The listless inhabitants of the Eternal City have not, and desire not, the salutary exercise of scrambling up and down the seven hills, like their forefathers, protected from the sun by the narrowness of the streets and the height of the houses. When English example or their own curiosity happens to draw them from the gloomy CORSO to the cheerful PINCIAN, they ascend not that pleasant mount by the marble stairs of the PIAZZA DI SPAGNA, refreshed by the jetting fountain at their base! oh no. A carriage-course has been ziz-zagged to its summit, from the PIAZZA DEL POPOLO, for dragging up the indolent patrician and lifeless Albino, on rare occasions, to inhale something like pure air!*

The external physiognomy of Italy, as well as of her great cities-and even of her inhabitants, presents more prominent features and singular contrasts than any other country or people in the world. Bernardine de St. Pierre informs us that all contrasts produce harmonies-and hence, perhaps, it is, that Italy is the land of music and of song. There is poetry-or the materials of poetry, in every thing which meets the eye between the Alps and Mount Etna.
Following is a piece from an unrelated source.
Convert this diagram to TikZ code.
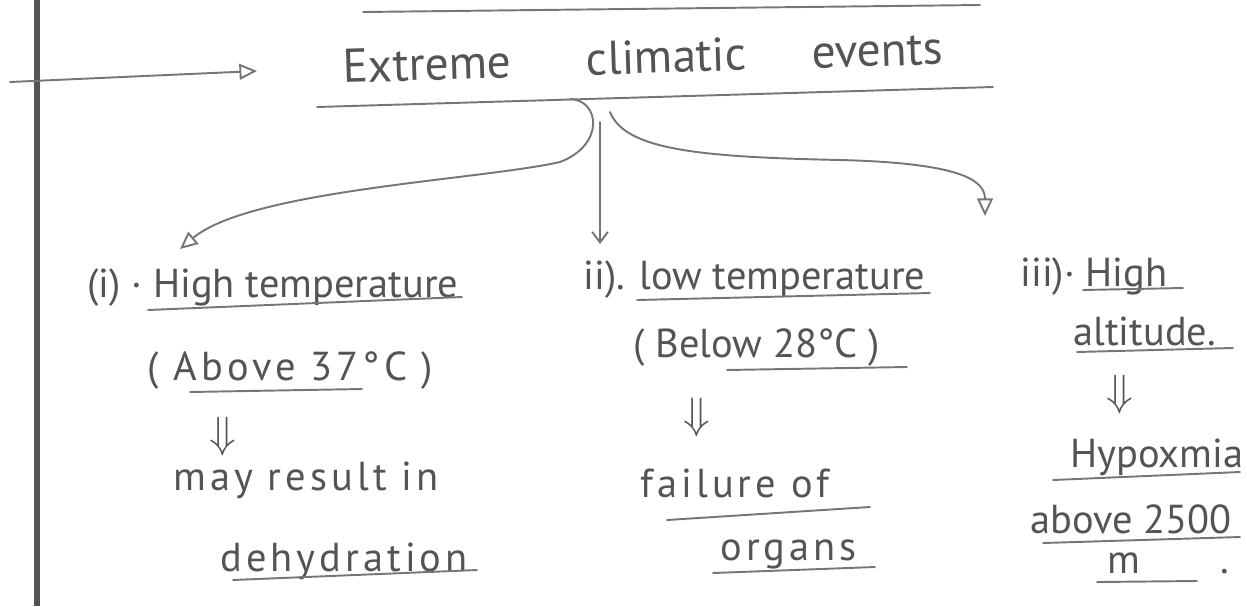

Her skies are azure and her hills are green-the sun-beams are ardent, the moon-beams mellow, the stars brilliant-the breezes are alternately delicious and malarious-iced by the Alps, or ignited by the Sirocco-her mountains are lofty, and her streamlets are clear-her rivers are rapid, and her lakes are smooth-her shores are laved by tranquil seas, her hills are shook by hidden fires-the country is rich,

* It is a well known fact, that a late Octogenarian Professor of "modern Athens," was in the frequent habit of walking to the summit of the Salisbury crags, and annually penning an ode, on those airy cliffs; the last of which, when upwards of 80 years of age, was to two of his oldest and best friends— HIS LEGS." The veteran, in this ode, renewed his adhesion to his tried friends, and declared his determination to "stick to them, as long as they would stick to him."